[Brief]
Leaving the pictures out, print the lines from the first line of the listing through the line containing "from bokeh.resources import INLINE", exactly as they read, and no others.

[Records with drawing code]

** Begin **

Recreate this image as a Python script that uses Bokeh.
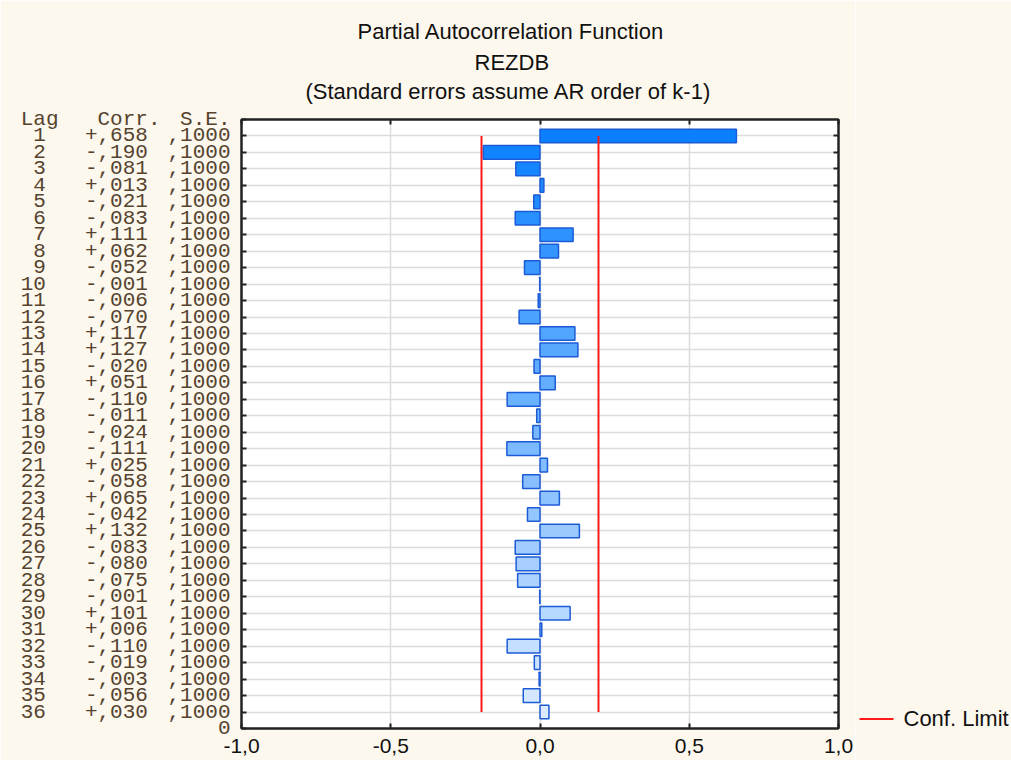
from bokeh.plotting import figure
from bokeh.models import (Range1d, LinearAxis, FixedTicker, ColumnDataSource, Title)
from bokeh.core.properties import value
from bokeh.layouts import row
from bokeh.embed import file_html
from bokeh.resources import INLINE

# ---------------- data ----------------
lags = list(range(1, 37))
pacf = [0.658, -0.190, -0.081, 0.013, -0.021, -0.083, 0.111, 0.062, -0.052, -0.001,
        -0.006, -0.070, 0.117, 0.127, -0.020, 0.051, -0.110, -0.011, -0.024, -0.111,
        0.025, -0.058, 0.065, -0.042, 0.132, -0.083, -0.080, -0.075, -0.001, 0.101,
        0.006, -0.110, -0.019, -0.003, -0.056, 0.030]
se_text = [",1000"] * 36
conf_limit = 0.196
x_ticks = [-1.0, -0.5, 0.0, 0.5, 1.0]
x_tick_labels = ["-1,0", "-0,5", "0,0", "0,5", "1,0"]
title_lines = ["Partial Autocorrelation Function", "REZDB",
               "(Standard errors assume AR order of k-1)"]
header = ["Lag", "Corr.", "S.E."]
legend_text = "Conf. Limit"

NB = "\u00a0"
corr_text = [("+" if v >= 0 else "-") + "," + "%03d" % round(abs(v) * 1000) for v in pacf]

# ---------------- layout ----------------
W, H = 1011, 760
W_MAIN = 855
FL, FR, FT, FB = 241, 838, 119, 728
Y0, Y1 = 0, 37

n = len(lags)
c0, c1 = (10, 128, 255), (220, 235, 255)
bar_colors = ["#%02x%02x%02x" % tuple(int(round(a + (b - a) * i / (n - 1))) for a, b in zip(c0, c1))
              for i in range(n)]

BG = "#fdf8ed"
TXT = "#55432f"
DARK = "#222222"
RED = "#ff1a1a"
SANS = "Liberation Sans"
MONO = "Liberation Mono"

p = figure(width=W_MAIN, height=H, output_backend="svg", toolbar_location=None,
           x_range=Range1d(-1, 1), y_range=Range1d(Y1, Y0),
           min_border_left=FL, min_border_right=W_MAIN - FR,
           min_border_top=FT, min_border_bottom=H - FB,
           background_fill_color="white", border_fill_color=BG)
p.outline_line_color = DARK
p.outline_line_width = 2


def tick_key(t):
    return int(t) if float(t).is_integer() else t


# ---------------- axes ----------------
bottom_ax = p.xaxis[0]
se_ax = p.yaxis[0]
bottom_ax.ticker = FixedTicker(ticks=x_ticks)
bottom_ax.major_label_overrides = {tick_key(t): lab for t, lab in zip(x_ticks, x_tick_labels)}
bottom_ax.major_label_text_font = SANS
bottom_ax.major_label_text_font_size = "21px"
bottom_ax.major_label_text_color = "#111111"
bottom_ax.major_label_standoff = 10

top_ax = LinearAxis(ticker=FixedTicker(ticks=x_ticks))
top_ax.major_label_overrides = {tick_key(t): "" for t in x_ticks}
top_ax.major_label_standoff = 0
right_ax = LinearAxis(ticker=FixedTicker(ticks=lags))
right_ax.major_label_overrides = {t: "" for t in lags}
right_ax.major_label_standoff = 0
p.add_layout(top_ax, "above")
p.add_layout(right_ax, "right")

for ax in [bottom_ax, top_ax, se_ax, right_ax]:
    ax.major_tick_in = 5
    ax.major_tick_out = 0
    ax.minor_tick_line_color = None
    ax.axis_line_width = 2
    ax.axis_line_color = DARK
    ax.major_tick_line_color = DARK
    ax.major_tick_line_width = 2

# invisible spacer axis: leaves a gap between the frame and the title lines
gap_ax = LinearAxis(ticker=FixedTicker(ticks=x_ticks), axis_line_color=None,
                    major_tick_line_color=None, minor_tick_line_color=None,
                    major_tick_in=0, major_tick_out=14, major_label_standoff=0,
                    major_label_overrides={tick_key(t): "" for t in x_ticks})
p.add_layout(gap_ax, "above")

# the table at the left: three stacked left axes (S.E., Corr., Lag)
se_ax.ticker = FixedTicker(ticks=[Y0] + lags + [Y1])
se_labels = {Y0: header[2], Y1: "0"}
se_labels.update({l: s for l, s in zip(lags, se_text)})
se_ax.major_label_overrides = se_labels
se_ax.major_label_standoff = 11

corr_ax = LinearAxis(ticker=FixedTicker(ticks=[Y0] + lags + [Y1]))
corr_labels = {Y0: header[1], Y1: ""}
corr_labels.update({l: c + NB for l, c in zip(lags, corr_text)})
corr_ax.major_label_overrides = corr_labels
corr_ax.major_label_standoff = 4

lag_ax = LinearAxis(ticker=FixedTicker(ticks=[Y0] + lags + [Y1]))
lag_labels = {Y0: header[0], Y1: ""}
lag_labels.update({l: str(l) + NB for l in lags})
lag_ax.major_label_overrides = lag_labels
lag_ax.major_label_standoff = 23

for ax in [corr_ax, lag_ax]:
    ax.axis_line_color = None
    ax.major_tick_line_color = None
    ax.minor_tick_line_color = None
    ax.major_tick_in = 0
    ax.major_tick_out = 0
    p.add_layout(ax, "left")

for ax in [se_ax, corr_ax, lag_ax]:
    ax.major_label_text_font = MONO
    ax.major_label_text_font_size = "21px"
    ax.major_label_text_color = TXT

# grid
p.xgrid.ticker = FixedTicker(ticks=x_ticks)
p.ygrid.ticker = FixedTicker(ticks=lags)
p.xgrid.grid_line_color = "#dcdcdc"
p.ygrid.grid_line_color = "#dcdcdc"
p.xgrid.grid_line_width = 1.5
p.ygrid.grid_line_width = 1.5

# ---------------- bars ----------------
src = ColumnDataSource(dict(lag=lags, v=pacf, color=bar_colors))
p.hbar(y="lag", left=0, right="v", height=0.83, fill_color="color",
       line_color="#1c5bd6", line_width=1.5, source=src)

# confidence limits
p.segment(x0=[-conf_limit, conf_limit], x1=[-conf_limit, conf_limit],
          y0=[lags[0], lags[0]], y1=[lags[-1], lags[-1]],
          line_color=RED, line_width=2)

# ---------------- titles (nearest the frame first) ----------------
title_starts = [357, 474, 305]
title_standoffs = [8, 0, 4]
for txt, sx, so in reversed(list(zip(title_lines, title_starts, title_standoffs))):
    p.add_layout(Title(text=txt, align="left", offset=sx - FL, text_font=SANS,
                       text_font_size="22px", text_font_style="normal",
                       text_color="#111111", standoff=so), "above")

# ---------------- legend key panel (to the right of the chart, pixel units) ----------------
WL = W - W_MAIN
pl = figure(width=WL, height=H, output_backend="svg", toolbar_location=None,
            x_range=Range1d(0, WL), y_range=Range1d(H, 0),
            x_axis_location=None, y_axis_location=None,
            min_border=0, min_border_left=0, min_border_right=0,
            min_border_top=0, min_border_bottom=0,
            background_fill_color=BG, border_fill_color=BG)
pl.grid.visible = False
pl.outline_line_color = None
key_y = 748
pl.segment(x0=[859 - W_MAIN], x1=[893 - W_MAIN], y0=[key_y], y1=[key_y],
           line_color=RED, line_width=2)
pl.text(x=[903 - W_MAIN], y=[key_y], text=[legend_text], text_align="left",
        text_baseline="middle", text_font=value(SANS), text_font_size="22px",
        text_color="#111111")

layout = row(p, pl, spacing=0)
open("out.html", "w").write(file_html(layout, INLINE))
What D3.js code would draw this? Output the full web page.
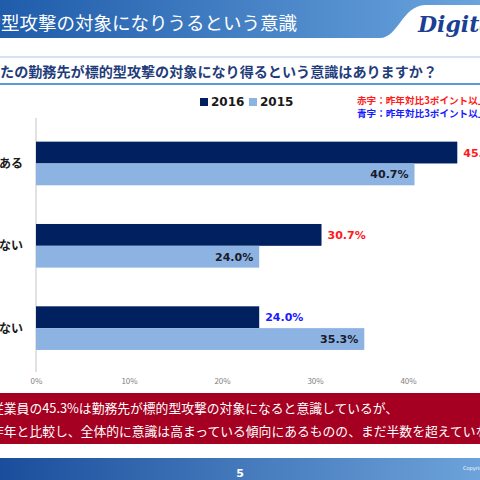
<!DOCTYPE html>
<html><head><meta charset="utf-8">
<script src="https://cdn.jsdelivr.net/npm/d3@7/dist/d3.min.js"></script>
<style>
html,body{margin:0;padding:0;background:#fff;overflow:hidden}
svg{display:block}
</style></head>
<body>
<script>
// ---- data ----
const categories = ["ある", "わからない", "ない"];
const seriesNames = ["2016", "2015"];
const values2016 = [45.3, 30.7, 24.0];
const values2015 = [40.7, 24.0, 35.3];
const tickValues = [0, 10, 20, 30, 40, 50];
const titleText = "標的型攻撃の対象になりうるという意識";
const questionText = "あなたの勤務先が標的型攻撃の対象になり得るという意識はありますか？";
const noteRed = "赤字：昨年対比3ポイント以上";
const noteBlue = "青字：昨年対比3ポイント以上";
const summaryLines = ["従業員の45.3%は勤務先が標的型攻撃の対象になると意識しているが、",
                      "昨年と比較し、全体的に意識は高まっている傾向にあるものの、まだ半数を超えていない。"];
const pageNumber = "5";

const W = 480, H = 480;
const svg = d3.select("body").append("svg").attr("width", W).attr("height", H);
const defs = svg.append("defs");
const hg = defs.append("linearGradient").attr("id","hg").attr("x1","0").attr("x2","1").attr("y1","0").attr("y2","0");
hg.append("stop").attr("offset","0").attr("stop-color","#1f5caa");
hg.append("stop").attr("offset","1").attr("stop-color","#6aa4de");
const fg = defs.append("linearGradient").attr("id","fg").attr("x1","0").attr("x2","1").attr("y1","0").attr("y2","0");
fg.append("stop").attr("offset","0").attr("stop-color","#1a4e9c");
fg.append("stop").attr("offset","1").attr("stop-color","#6da3da");

const JP = "'Noto Sans CJK JP', 'Noto Sans', sans-serif";
const VER = "'DejaVu Sans', Verdana, sans-serif";

// ---- header ----
svg.append("rect").attr("x",0).attr("y",0).attr("width",W).attr("height",38).attr("fill","url(#hg)");
svg.append("path").attr("d","M380,38 C398,38 402,6 425,5 L480,5 L480,38 Z").attr("fill","#fff");
svg.append("rect").attr("x",0).attr("y",38).attr("width",W).attr("height",18).attr("fill","#fff");
svg.append("text").attr("x",297).attr("y",30).attr("text-anchor","end")
  .attr("font-family",JP).attr("font-size",18.5).attr("fill","#fff").text(titleText);
svg.append("text").attr("x",418).attr("y",32)
  .attr("font-family","'DejaVu Serif', 'Liberation Serif', serif").attr("font-style","italic").attr("font-weight","bold")
  .attr("font-size",22).attr("fill","#1b3f93").text("Digital Arts");
svg.append("line").attr("x1",0).attr("x2",W).attr("y1",57).attr("y2",57).attr("stroke","#a9c8ea").attr("stroke-width",1);

// question
svg.append("text").attr("x",437).attr("y",77).attr("text-anchor","end")
  .attr("font-family",JP).attr("font-weight","bold").attr("font-size",14.1).attr("fill","#1f3d7a").text(questionText);
svg.append("line").attr("x1",0).attr("x2",W).attr("y1",84).attr("y2",84).attr("stroke","#5b9bd5").attr("stroke-width",2);

// ---- scales ----
const x = d3.scaleLinear().domain([0, 50]).range([36, 36 + 465]);
const y = d3.scaleBand().domain(categories).range([122.3, 369.3]).paddingInner(0.47).paddingOuter(0.235);
const ys = d3.scaleBand().domain(seriesNames).range([0, y.bandwidth()]).padding(0);
const color = d3.scaleOrdinal().domain(seriesNames).range(["#00205f", "#8db3e2"]);

const rows = categories.map((c, i) => ({cat: c, vals: [
  {s: "2016", v: values2016[i], diff: values2016[i] - values2015[i]},
  {s: "2015", v: values2015[i], diff: 0}
]}));

// legend
const legend = svg.append("g");
[["2016",200],["2015",249]].forEach(([s, lx]) => {
  legend.append("rect").attr("x",lx).attr("y",98).attr("width",8).attr("height",8).attr("fill",color(s));
  legend.append("text").attr("x",lx+11).attr("y",106).attr("font-family",VER).attr("font-weight","bold")
    .attr("font-size",12).attr("fill","#1a1a1a").text(s);
});
svg.append("text").attr("x",357).attr("y",104).attr("font-family",JP).attr("font-weight","bold")
  .attr("font-size",9.6).attr("fill","#ff1a1a").text(noteRed);
svg.append("text").attr("x",357).attr("y",117).attr("font-family",JP).attr("font-weight","bold")
  .attr("font-size",9.6).attr("fill","#1a1aff").text(noteBlue);

// axis line
svg.append("line").attr("x1",x(0)).attr("x2",x(0)).attr("y1",118).attr("y2",372).attr("stroke","#d9d9d9").attr("stroke-width",1.5);

// bars
const g = svg.append("g").selectAll("g").data(rows).join("g")
  .attr("transform", d => `translate(0,${y(d.cat)})`);
g.selectAll("rect").data(d => d.vals).join("rect")
  .attr("x", x(0)).attr("y", d => ys(d.s)).attr("width", d => x(d.v) - x(0)).attr("height", ys.bandwidth())
  .attr("fill", d => color(d.s));
g.selectAll("text.val").data(d => d.vals).join("text").attr("class","val")
  .attr("x", d => d.s === "2016" ? x(d.v) + 6 : x(d.v) - 6)
  .attr("y", d => ys(d.s) + ys.bandwidth()/2 + 4)
  .attr("text-anchor", d => d.s === "2016" ? "start" : "end")
  .attr("font-family", VER).attr("font-weight","bold").attr("font-size",11)
  .attr("fill", d => d.s === "2016" ? (d.diff >= 3 ? "#ff1a1a" : (d.diff <= -3 ? "#1a1aff" : "#1a1a1a")) : "#1a1a2a")
  .text(d => d.v.toFixed(1) + "%");

// category labels
svg.append("g").selectAll("text").data(categories).join("text")
  .attr("x", 23).attr("y", d => y(d) + y.bandwidth()/2 + 4.5).attr("text-anchor","end")
  .attr("font-family",JP).attr("font-weight","bold").attr("font-size",12).attr("fill","#1a1a1a").text(d => d);

// x axis ticks
const ax = svg.append("g").attr("transform","translate(0,372)")
  .call(d3.axisBottom(x).tickValues(tickValues).tickSize(0).tickPadding(6).tickFormat(d => d + "%"));
ax.select(".domain").remove();
ax.selectAll("text").attr("font-family",JP).attr("font-size",8).attr("fill","#7f7f7f");

// summary box
svg.append("rect").attr("x",0).attr("y",393).attr("width",W).attr("height",51).attr("fill","#a50021");
svg.append("g").selectAll("text").data(summaryLines).join("text")
  .attr("x", -9).attr("y", (d,i) => 413 + i*23)
  .attr("font-family",JP).attr("font-size",12.8).attr("fill","#fff").text(d => d);

// footer
svg.append("rect").attr("x",0).attr("y",458).attr("width",W).attr("height",22).attr("fill","url(#fg)");
svg.append("text").attr("x",240).attr("y",477).attr("text-anchor","middle").attr("font-family",VER)
  .attr("font-weight","bold").attr("font-size",11).attr("fill","#fff").text(pageNumber);
svg.append("text").attr("x",463).attr("y",470).attr("font-family",VER).attr("font-size",5).attr("fill","#fff").text("Copyright");
</script>
</body></html>
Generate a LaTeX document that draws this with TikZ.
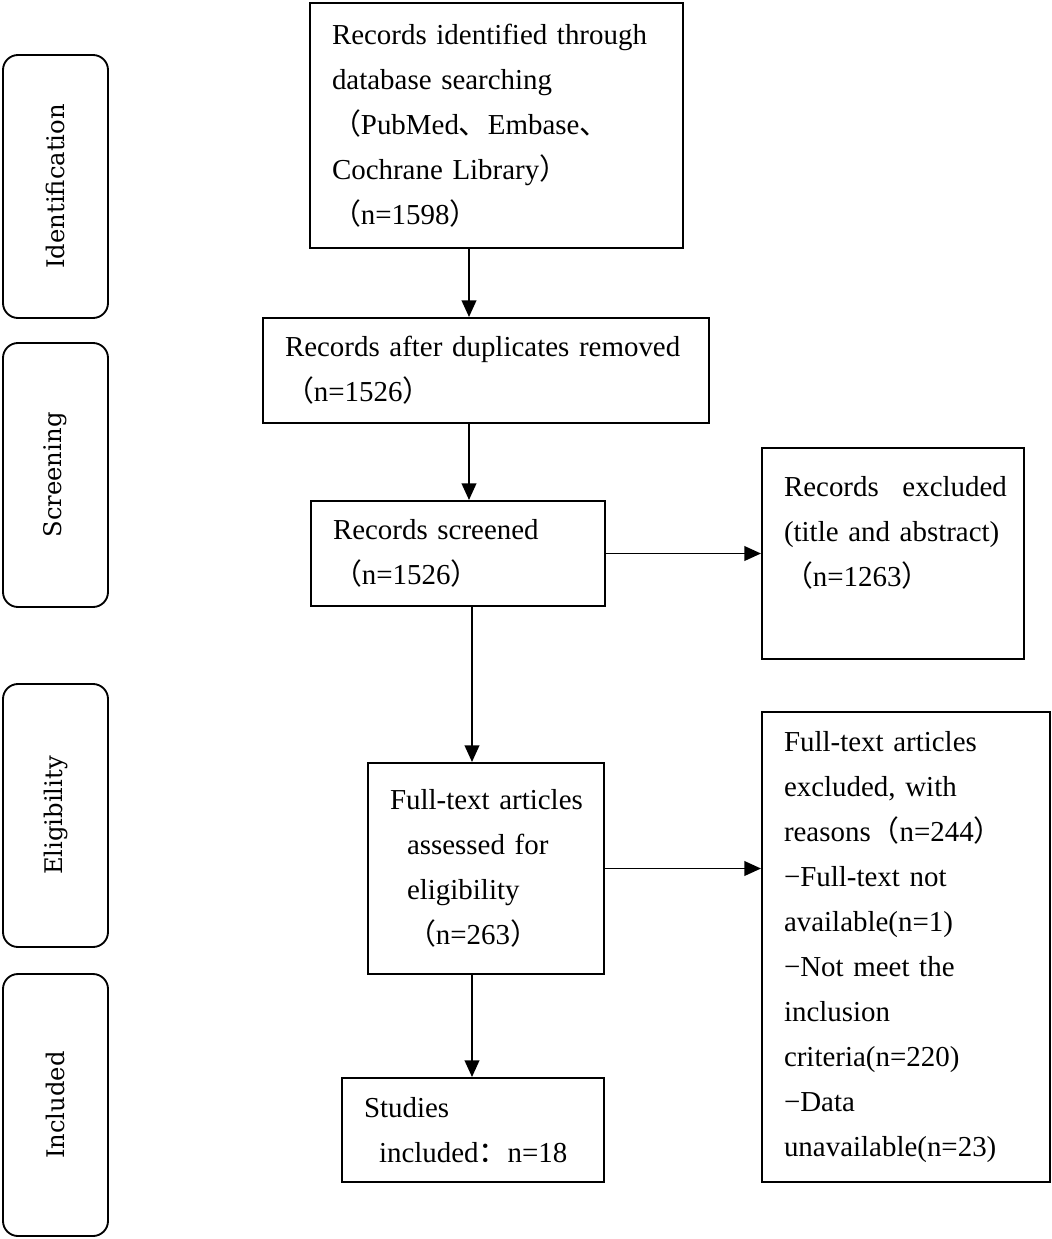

** End **

[Response to this task]
Recreate this image as a Python script that uses Bokeh.
from bokeh.plotting import figure
from bokeh.models import (Range1d, LinearAxis, FixedTicker, ColumnDataSource, Title)
from bokeh.core.properties import value
from bokeh.layouts import row
from bokeh.embed import file_html
from bokeh.resources import INLINE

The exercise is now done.